No Brasil, é comum atribuir as mudanças (“erros”?) à baixa escolaridade de considerável parcela da sociedade ou a uma suposta falta de “hábito de ler” – ou a ambas as coisas.  A isso Faraco responde reconhecendo que a escolaridade tem um efeito retardador de mudanças, principalmente na língua escrita. “Na língua escrita, é possível um monitoramento mais intenso. Na língua falada, porém, as mudanças se dão com mais força e com menos possibilidade de controle. Os falantes, mesmo os altamente escolarizados, nem se dão conta de quanto a língua que falam está mudando”.

O professor nos convida a observar com atenção os debates no Supremo Tribunal Federal: “Note quantas vezes aparecem as orações relativas cortadoras (nas quais se apaga a preposição antes do pronome – do tipo de “O livro que eu gosto”). Acho que é um bom exemplo porque é o tribunal superior e os magistrados e advogados, em geral, são muito ciosos da ‘correção’ gramatical. Ora, se nesse contexto, povoado de falantes altamente escolarizados e letrados, as relativas cortadoras abundam, é porque a escolaridade, embora tenha certo efeito de freio, não controla, de fato, os processos de mudança. Na entrevista de Gustavo Franco, temos também exemplo disso: “Mesmo o governo que participei, que patrocinou reformas pró-mercado muito pesadas, sempre o fez com certa hesitação e com muitos pedidos de desculpa”.

O lugar da norma-padrão

Resta saber, afinal, qual é o lugar da norma-padrão e se seria possível aproximá-la da norma culta efetivamente usada. “Pequenos passos na tentativa de aproximar a norma-padrão da norma culta vêm sendo dados desde nossos primeiros filólogos no século 19. Ter uma norma de referência é importante como baliza para certas situações em que vale a pena controlar a variabilidade linguística. É importante haver certa uniformidade, por exemplo, em materiais escritos para públicos amplos”, explica Faraco.

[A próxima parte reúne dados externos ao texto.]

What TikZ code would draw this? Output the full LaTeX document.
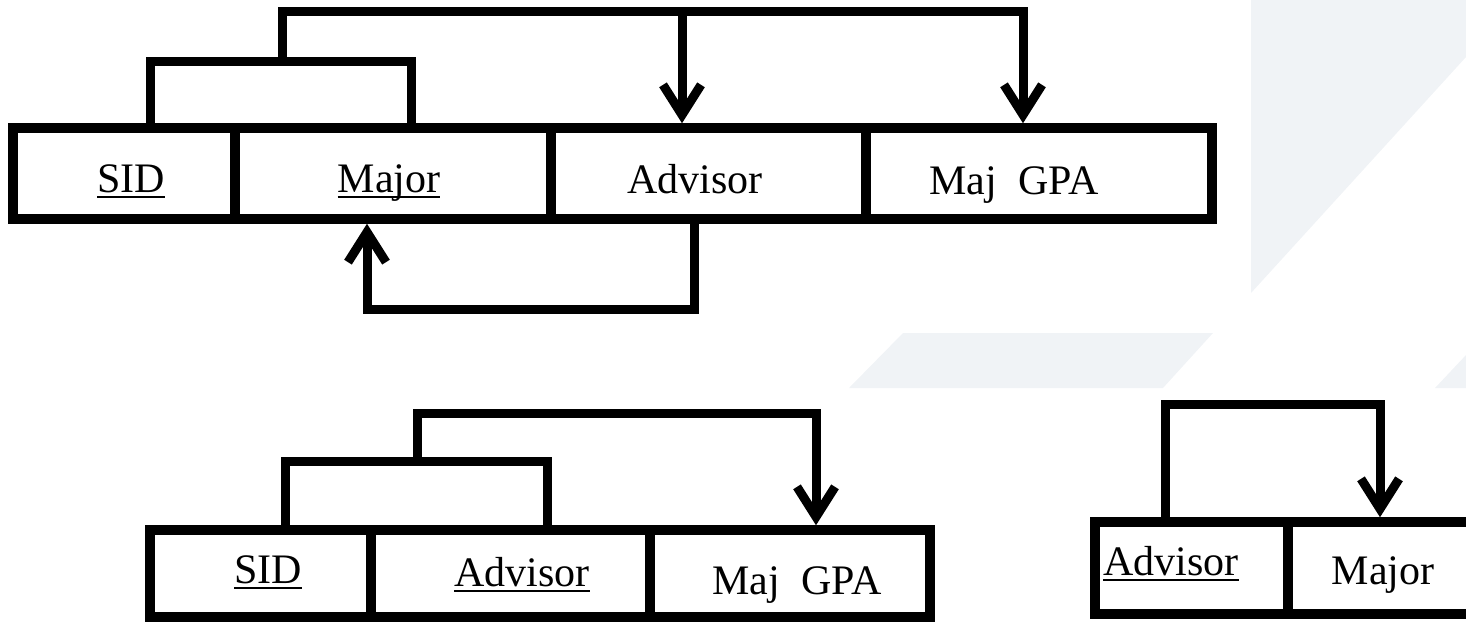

O professor, no entanto, faz um alerta: “Mas a convenção não pode ser uma camisa de força, sob pena de tirar a vitalidade da língua. Percebo que, muitas vezes, sob pretexto de adequar os textos escritos à norma-padrão, bloqueia-se a renovação da língua escrita. Tem havido, nesses casos, uma espécie de esterilização da nossa língua escrita. Ela vai ficando pasteurizada e sem graça”.